Face aux sanctions internationales et pour affronter sa situation d’isolement, les revenus tirés du captagon ont permis au pouvoir de Bachar El Assad de tenir à flot. “Globalement la Syrie est le pays où se concentre le trafic, où l’essentiel des laboratoires sont situés et également le flux. Cela rapporte une manne considérable, les estimations vont de 5 à 10 milliards de dollars par an, ce qui permet à la Syrie sous sanctions depuis des années de gérer son déficit”, indique David Rigoulet-Roze.

La drogue de synthèse est donc devenue un enjeu majeur pour le pouvoir syrien mis à l’écart sur la scène internationale. “Aujourd’hui, il est impossible de pouvoir produire et transporter du captagon en Syrie sans la supervision et l’accord du régime. Le pays est devenu un narco-Etat comme l’ont d’ailleurs qualifié les Etats-Unis ou le Royaume-Uni. Bachar El Assad est devenu l’un des dirigeants politiques les plus connus à bénéficier du trafic de drogue”, ajoute Fadel Abdul Ghany, directeur du réseau syrien des droits de l’homme.

Le captagon est donc une manne indispensable pour l’Etat syrien. “Il est de notoriété publique que des membres de l’entourage de Bachar El Assad bénéficient du trafic de captagon, voire en sont à l’origine, précise David Rigoulet-Roze. C’est pourquoi, une des contrepartie à cette réintégration de Bachar El Assad est que le régime syrien s'efforce de contrôler le trafic à défaut de pouvoir totalement éradiquer ce trafic”

Une réintégration en question

Après plus de 11 ans d’exclusion, le retour de la Syrie au sein de la Ligue arabe est donc l’un des moments forts de ce 32ème sommet. Mais il y a différentes lectures de ce retour au sein du concert des Nations arabes. Pour certains acteurs du monde arabe, les enjeux liés au captagon ne seraient qu’un prétexte. “Si Assad arrive à peser sur la Ligue arabe avec le trafic de captagon, cela voudrait dire que cette organisation est faible car il est difficile de contrôler l’activité liée à cette drogue, voire de la stopper. Selon moi, prendre le captagon comme motif pour réintégrer la Syrie au sein de la Ligue arabe n’est qu’une excuse. Les Etats arabes ont promis 4 milliards de dollars à Damas mais cela sera nettement insuffisant pour contrôler le trafic aux frontières et soutenir l’Etat syrien soumis aux sanctions internationales”, affirme le directeur du réseau syrien des droits de l’homme Fadel Abdul Ghany.

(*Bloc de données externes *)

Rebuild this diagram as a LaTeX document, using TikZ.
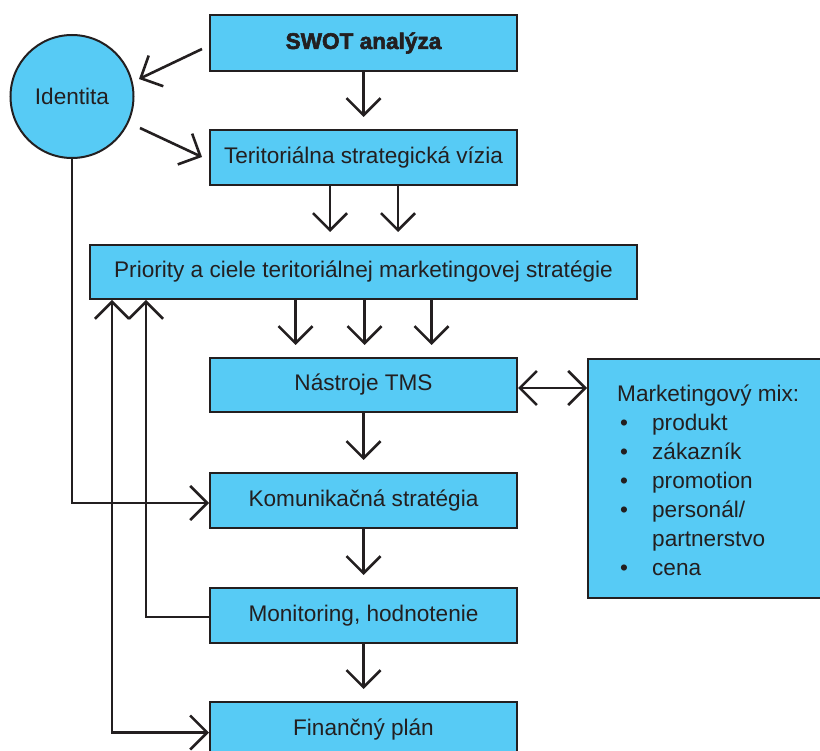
\documentclass[tikz,border=0pt]{standalone}
\usepackage{fontspec}
\setmainfont{Liberation Sans}
\newfontfamily\heavysans{Liberation Sans Bold}[FakeBold=2.5]
\usetikzlibrary{arrows.meta,calc}
\definecolor{boxfill}{RGB}{87,203,245}
\definecolor{ink}{RGB}{35,31,32}
\tikzset{
  box/.style={draw=ink, line width=2pt, fill=boxfill, rectangle, inner sep=0pt,
    minimum width=307pt, minimum height=55pt, text=ink,
    font=\fontsize{22.6}{27}\selectfont},
  conn/.style={draw=ink, line width=2.6pt},
  barb/.tip={Straight Barb[length=17pt,width=34pt,line width=2.6pt]},
  down/.style={conn, -barb, shorten >=12pt},
}
\begin{document}
\begin{tikzpicture}[x=1pt, y=-1pt]
\useasboundingbox (0,0) rectangle (820,751);

% main column of steps
\node[box, font=\fontsize{22.6}{27}\heavysans, minimum height=56pt] (swot) at (363.5,43) {SWOT analýza};
\node[box] (terit) at (363.5,157.5) {Teritoriálna strategická vízia};
\node[box, minimum width=547pt, minimum height=54pt] (prio) at (363.5,272) {Priority a ciele teritoriálnej marketingovej stratégie};
\node[box, minimum height=54pt] (nastr) at (363.5,385) {Nástroje TMS};
\node[box] (komun) at (363.5,500.5) {Komunikačná stratégia};
\node[box] (monit) at (363.5,615.5) {Monitoring, hodnotenie};
\node[box] (finan) at (363.5,729.5) {Finančný plán};

% identity circle
\node[box, circle, minimum size=123pt] (ident) at (72,96.5) {Identita};

% marketing mix panel
\node[box, minimum width=237pt, minimum height=239pt] (mix) at (706.5,478.5) {};
\node[anchor=west, align=left, inner sep=0pt, text=ink,
      font=\fontsize{22.6}{29}\selectfont] (mixtext) at (617,480)
  {Marketingový mix:\\
   \makebox[35pt][l]{\hspace{3pt}•}produkt\\
   \makebox[35pt][l]{\hspace{3pt}•}zákazník\\
   \makebox[35pt][l]{\hspace{3pt}•}promotion\\
   \makebox[35pt][l]{\hspace{3pt}•}personál/\\
   \makebox[35pt][l]{}partnerstvo\\
   \makebox[35pt][l]{\hspace{3pt}•}cena};

% vertical flow
\draw[down] (swot.south) -- (terit.north);
\draw[down] ($(terit.south)+(-33.5,0)$) -- ($(prio.north)+(-33.5,0)$);
\draw[down] ($(terit.south)+(34.5,0)$) -- ($(prio.north)+(34.5,0)$);
\draw[down] ($(prio.south)+(-68,0)$) -- ($(nastr.north)+(-68,0)$);
\draw[down] ($(prio.south)+(1,0)$) -- ($(nastr.north)+(1,0)$);
\draw[down] ($(prio.south)+(68,0)$) -- ($(nastr.north)+(68,0)$);
\draw[down] (nastr.south) -- (komun.north);
\draw[down] (komun.south) -- (monit.north);
\draw[down] (monit.south) -- (finan.north);

% identity links
\coordinate (i1s) at (202,49);
\coordinate (i1e) at (139,79);
\coordinate (i2s) at (140,128);
\coordinate (i2e) at (202,157);
\draw[conn,-barb] (i1s) -- (i1e);
\draw[conn,-barb] (i2s) -- (i2e);
\draw[conn,-barb] (ident.south) |- ($(komun.west)+(0,2.5)$);

% feedback loops on the left
\draw[conn,-barb] ($(monit.west)+(0,1.5)$) -| ($(prio.south west)+(57,0)$);
\draw[conn,barb-barb] ($(prio.south west)+(23,0)$) |- ($(finan.west)+(0,3)$);

% tools <-> marketing mix
\draw[conn,barb-barb] ($(nastr.east)+(0,3)$) -- ($(nastr.east -| mix.west)+(0,3)$);
\end{tikzpicture}
\end{document}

Cette réintégration de la Syrie au sein de la Ligue arabe est contestée par certaines organisations non gouvernementales. “Le fait que Bachar El Assad puisse réintégrer la Ligue arabe est incompréhensible alors que les droits les plus élémentaires de certains prisonniers sont constamment bafoués dans le pays. Inviter le chef de l’Etat syrien à la table de la Ligue arabe alors que plus de 100 000 Syriens sont détenus, sans demander de contrepartie à ce sujet pose question”, souligne ce défenseur des droits humains.

Au cours de ce 32ème sommet de la Ligue Arabe, Bachar El Assad a pu avoir des entretiens bilatéraux avec les différents chefs d’Etat. L’homme fort de Damas s’est montré confiant quant à la suite de ses relations avec les autres nations. Dans la mesure où les sanctions occidentales ne sont pas prêtes d’être levées, Bachar El Assad peut demander aux pays arabes en échange de juguler le trafic du captagon, des contreparties financières pour la reconstruction de son pays. Les estimations de la Banque mondiale indiquent qu’il faudrait 400 milliards de dollars pour cela. Pour David Rigoulet-Roze, les pétro-monarchies sont donc plus que jamais sollicitées et au centre des décisions.